• **Record extracts**:
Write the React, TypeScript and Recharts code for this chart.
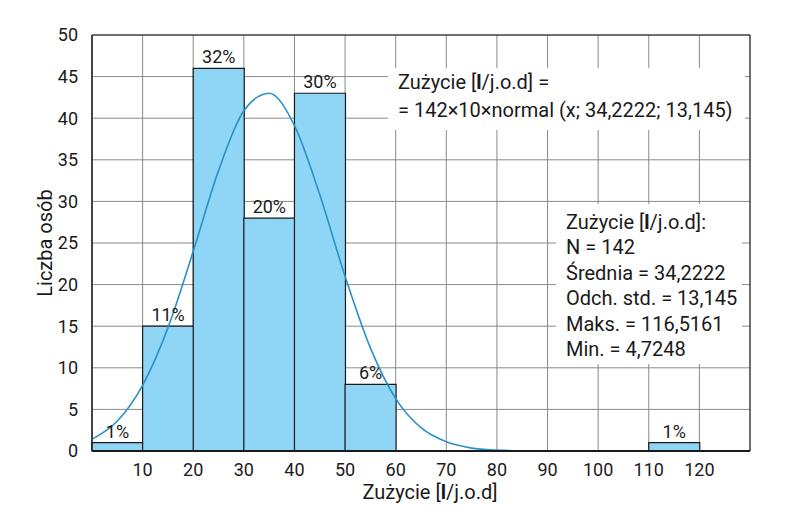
import {
  Bar,
  CartesianGrid,
  ComposedChart,
  LabelList,
  Line,
  ReferenceArea,
  XAxis,
  YAxis,
} from "recharts";

// histogram bins (10 l/j.o.d wide)
const bins = ["0-10", "10-20", "20-30", "30-40", "40-50", "50-60", "60-70", "70-80", "80-90", "90-100", "100-110", "110-120", "120-130"];
const counts = [1, 15, 46, 28, 43, 8, null, null, null, null, null, 1, null];
const percents = ["1%", "11%", "32%", "20%", "30%", "6%", "", "", "", "", "", "1%", ""];

// fitted curve
const curveX = [0, 5, 10, 15, 20, 25, 30, 35, 40, 45, 50, 55, 60, 65, 70, 75, 80, 85, 90, 95, 100, 105, 110, 115, 120, 125, 130];
const curveY = [1.4, 3.6, 7.9, 14.8, 24, 33.7, 40.9, 43, 39.1, 30.8, 21, 12.4, 6.3, 2.8, 1.1, 0.35, 0.1, 0.02, 0, 0, 0, 0, 0, 0, 0, 0, 0];

const xTicks = [10, 20, 30, 40, 50, 60, 70, 80, 90, 100, 110, 120];
const yTicks = [0, 5, 10, 15, 20, 25, 30, 35, 40, 45, 50];

const statsLines = [
  "N = 142",
  "Średnia = 34,2222",
  "Odch. std. = 13,145",
  "Maks. = 116,5161",
  "Min. = 4,7248",
];

const FONT = "'Liberation Sans Narrow', 'Roboto', sans-serif";

const barData = bins.map((bin, i) => ({bin, count: counts[i], pct: percents[i]}));
const curveData = curveX.map((x, i) => ({x, y: curveY[i]}));

const Unit = () => (
  <>
    [<b>l</b>/j.o.d]
  </>
);

export default function App() {
  return (
    <div style={{position: "absolute", left: 0, top: 0, width: 802, height: 528, background: "#fff", fontFamily: FONT, color: "#1a1a1a"}}>
      <ComposedChart
        width={802}
        height={528}
        data={barData}
        margin={{top: 35, right: 52, bottom: 47, left: 52}}
        barCategoryGap={0}
      >
        <CartesianGrid xAxisId="num" stroke="#8a8a8a" strokeWidth={1} />
        <XAxis xAxisId="bins" dataKey="bin" type="category" hide height={0} />
        <XAxis
          xAxisId="num"
          dataKey="x"
          type="number"
          domain={[0, 130]}
          ticks={xTicks}
          allowDataOverflow
          height={30}
          tickLine={false}
          axisLine={{stroke: "#1a1a1a", strokeWidth: 2}}
          tick={{fill: "#1a1a1a", fontSize: 18, fontFamily: FONT}}
          tickMargin={6}
        />
        <YAxis
          domain={[0, 50]}
          ticks={yTicks}
          width={40}
          tickLine={false}
          axisLine={{stroke: "#1a1a1a"}}
          tick={{fill: "#1a1a1a", fontSize: 18, fontFamily: FONT}}
          tickMargin={8}
        />
        <Bar xAxisId="bins" dataKey="count" fill="#8fd6f6" stroke="#1a1a1a" strokeWidth={1.2} isAnimationActive={false}>
          <LabelList dataKey="pct" position="top" offset={5} fill="#1a1a1a" fontSize={18} fontFamily={FONT} />
        </Bar>
        <Line
          xAxisId="num"
          data={curveData}
          dataKey="y"
          type="monotone"
          stroke="#2a90c8"
          strokeWidth={1.6}
          dot={false}
          activeDot={false}
          isAnimationActive={false}
        />
        <ReferenceArea xAxisId="num" x1={0} x2={130} y1={0} y2={50} fill="none" stroke="#1a1a1a" strokeWidth={1} />
      </ComposedChart>

      {/* formula box */}
      <div style={{position: "absolute", left: 388, top: 68, width: 357, height: 62, background: "#fff", fontSize: 20, lineHeight: "28px", paddingLeft: 10, boxSizing: "border-box", whiteSpace: "nowrap"}}>
        <div>Zużycie <Unit /> =</div>
        <div>= 142×10×normal (x; 34,2222; 13,145)</div>
      </div>

      {/* stats box */}
      <div style={{position: "absolute", left: 556, top: 204, width: 186, height: 160, background: "#fff", fontSize: 20, lineHeight: "25.4px", paddingLeft: 10, paddingTop: 6, boxSizing: "border-box", whiteSpace: "nowrap"}}>
        <div>Zużycie <Unit />:</div>
        {statsLines.map((s) => (
          <div key={s}>{s}</div>
        ))}
      </div>

      {/* axis titles */}
      <div style={{position: "absolute", left: 330, top: 480, width: 200, textAlign: "center", fontSize: 20, whiteSpace: "nowrap"}}>
        Zużycie <Unit />
      </div>
      <div style={{position: "absolute", left: 45, top: 243, transform: "translate(-50%, -50%) rotate(-90deg)", fontSize: 20, whiteSpace: "nowrap"}}>
        Liczba osób
      </div>
    </div>
  );
}
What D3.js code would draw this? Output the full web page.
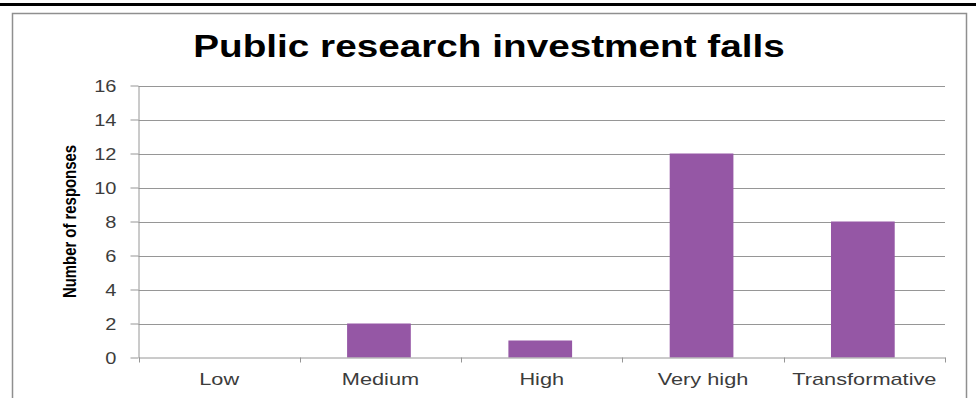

• **Aim of the task**: Pick out, from the lines above, every one that contains the string "code".

• **Response**:
Write the React, TypeScript and Recharts code for this chart.
What D3.js code would draw this? Output the full web page.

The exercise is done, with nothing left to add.